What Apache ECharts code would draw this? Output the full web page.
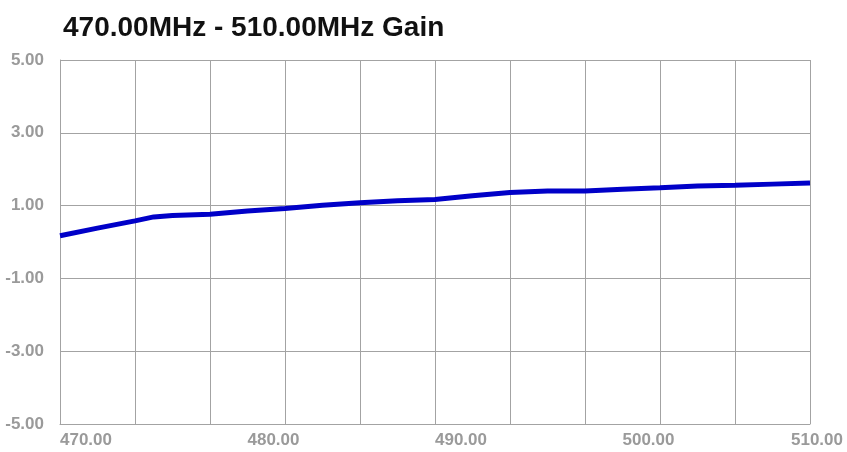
<!DOCTYPE html>
<html><head><meta charset="utf-8">
<script src="https://cdn.jsdelivr.net/npm/echarts@6/dist/echarts.min.js"></script>
<style>html,body{margin:0;padding:0;background:#fff}#c{width:847px;height:452px}</style>
</head><body><div id="c"></div>
<script>
var titleText = "470.00MHz - 510.00MHz Gain";
var freqs = [470,472,474,475,476,478,480,482,484,486,488,490,492,494,496,498,500,502,504,506,508,510];
var gains = [0.17,0.38,0.58,0.69,0.73,0.76,0.85,0.92,1.01,1.08,1.13,1.17,1.27,1.36,1.40,1.40,1.45,1.49,1.54,1.56,1.59,1.62];
var yMin = -5, yMax = 5, yStep = 2;
var xMin = 470, xMax = 510, xLabelStep = 10, xGridStep = 4;

var chart = echarts.init(document.getElementById('c'), null, {renderer:'canvas'});
var grey = '#a3a3a3';
var labelFont = {color:'#9a9a9a', fontFamily:'Liberation Sans, Arial, sans-serif', fontSize:17, fontWeight:'bold'};
chart.setOption({
  animation:false,
  backgroundColor:'#fff',
  title:{text:titleText, left:58, top:9,
    textStyle:{fontFamily:'Liberation Sans, Arial, sans-serif', fontSize:28, fontWeight:'bold', color:'#111'}},
  grid:{left:60, right:37, top:60, bottom:28, containLabel:false},
  xAxis:[
    {type:'value', min:xMin, max:xMax, interval:xLabelStep,
     axisLine:{show:true, onZero:false, lineStyle:{color:grey, width:1}}, axisTick:{show:false},
     splitLine:{show:false},
     axisLabel:Object.assign({margin:8, align:'left', alignMaxLabel:'center',
       formatter:function(v){var s=v.toFixed(2); return v===xMax ? '{r|'+s+'}' : s;},
       rich:{r:Object.assign({padding:[0,0,0,14]}, labelFont)}}, labelFont)},
    {type:'value', min:xMin, max:xMax, interval:xGridStep, position:'bottom',
     axisLine:{show:false}, axisTick:{show:false}, axisLabel:{show:false},
     splitLine:{show:true, lineStyle:{color:grey, width:1}}}
  ],
  yAxis:{type:'value', min:yMin, max:yMax, interval:yStep,
    axisLine:{show:true, onZero:false, lineStyle:{color:grey, width:1}}, axisTick:{show:false},
    splitLine:{show:true, lineStyle:{color:grey, width:1}},
    axisLabel:Object.assign({margin:16, verticalAlign:'middle', padding:[0,0,10,0],
      formatter:function(v){return v.toFixed(2);}}, labelFont)},
  series:[{type:'line', xAxisIndex:0, data:freqs.map(function(f,i){return [f,gains[i]];}),
    showSymbol:false, symbol:'none', lineStyle:{color:'#0000c8', width:5}, z:5}]
});
</script></body></html>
++++++++
Reproduce the whole listing above word for word, but not its pictures.

-- Solved problem --
What Apache ECharts code would draw this? Output the full web page.
<!DOCTYPE html>
<html><head><meta charset="utf-8">
<script src="https://cdn.jsdelivr.net/npm/echarts@6/dist/echarts.min.js"></script>
<style>html,body{margin:0;padding:0;background:#fff}#c{width:847px;height:452px}</style>
</head><body><div id="c"></div>
<script>
var titleText = "470.00MHz - 510.00MHz Gain";
var freqs = [470,472,474,475,476,478,480,482,484,486,488,490,492,494,496,498,500,502,504,506,508,510];
var gains = [0.17,0.38,0.58,0.69,0.73,0.76,0.85,0.92,1.01,1.08,1.13,1.17,1.27,1.36,1.40,1.40,1.45,1.49,1.54,1.56,1.59,1.62];
var yMin = -5, yMax = 5, yStep = 2;
var xMin = 470, xMax = 510, xLabelStep = 10, xGridStep = 4;

var chart = echarts.init(document.getElementById('c'), null, {renderer:'canvas'});
var grey = '#a3a3a3';
var labelFont = {color:'#9a9a9a', fontFamily:'Liberation Sans, Arial, sans-serif', fontSize:17, fontWeight:'bold'};
chart.setOption({
  animation:false,
  backgroundColor:'#fff',
  title:{text:titleText, left:58, top:9,
    textStyle:{fontFamily:'Liberation Sans, Arial, sans-serif', fontSize:28, fontWeight:'bold', color:'#111'}},
  grid:{left:60, right:37, top:60, bottom:28, containLabel:false},
  xAxis:[
    {type:'value', min:xMin, max:xMax, interval:xLabelStep,
     axisLine:{show:true, onZero:false, lineStyle:{color:grey, width:1}}, axisTick:{show:false},
     splitLine:{show:false},
     axisLabel:Object.assign({margin:8, align:'left', alignMaxLabel:'center',
       formatter:function(v){var s=v.toFixed(2); return v===xMax ? '{r|'+s+'}' : s;},
       rich:{r:Object.assign({padding:[0,0,0,14]}, labelFont)}}, labelFont)},
    {type:'value', min:xMin, max:xMax, interval:xGridStep, position:'bottom',
     axisLine:{show:false}, axisTick:{show:false}, axisLabel:{show:false},
     splitLine:{show:true, lineStyle:{color:grey, width:1}}}
  ],
  yAxis:{type:'value', min:yMin, max:yMax, interval:yStep,
    axisLine:{show:true, onZero:false, lineStyle:{color:grey, width:1}}, axisTick:{show:false},
    splitLine:{show:true, lineStyle:{color:grey, width:1}},
    axisLabel:Object.assign({margin:16, verticalAlign:'middle', padding:[0,0,10,0],
      formatter:function(v){return v.toFixed(2);}}, labelFont)},
  series:[{type:'line', xAxisIndex:0, data:freqs.map(function(f,i){return [f,gains[i]];}),
    showSymbol:false, symbol:'none', lineStyle:{color:'#0000c8', width:5}, z:5}]
});
</script></body></html>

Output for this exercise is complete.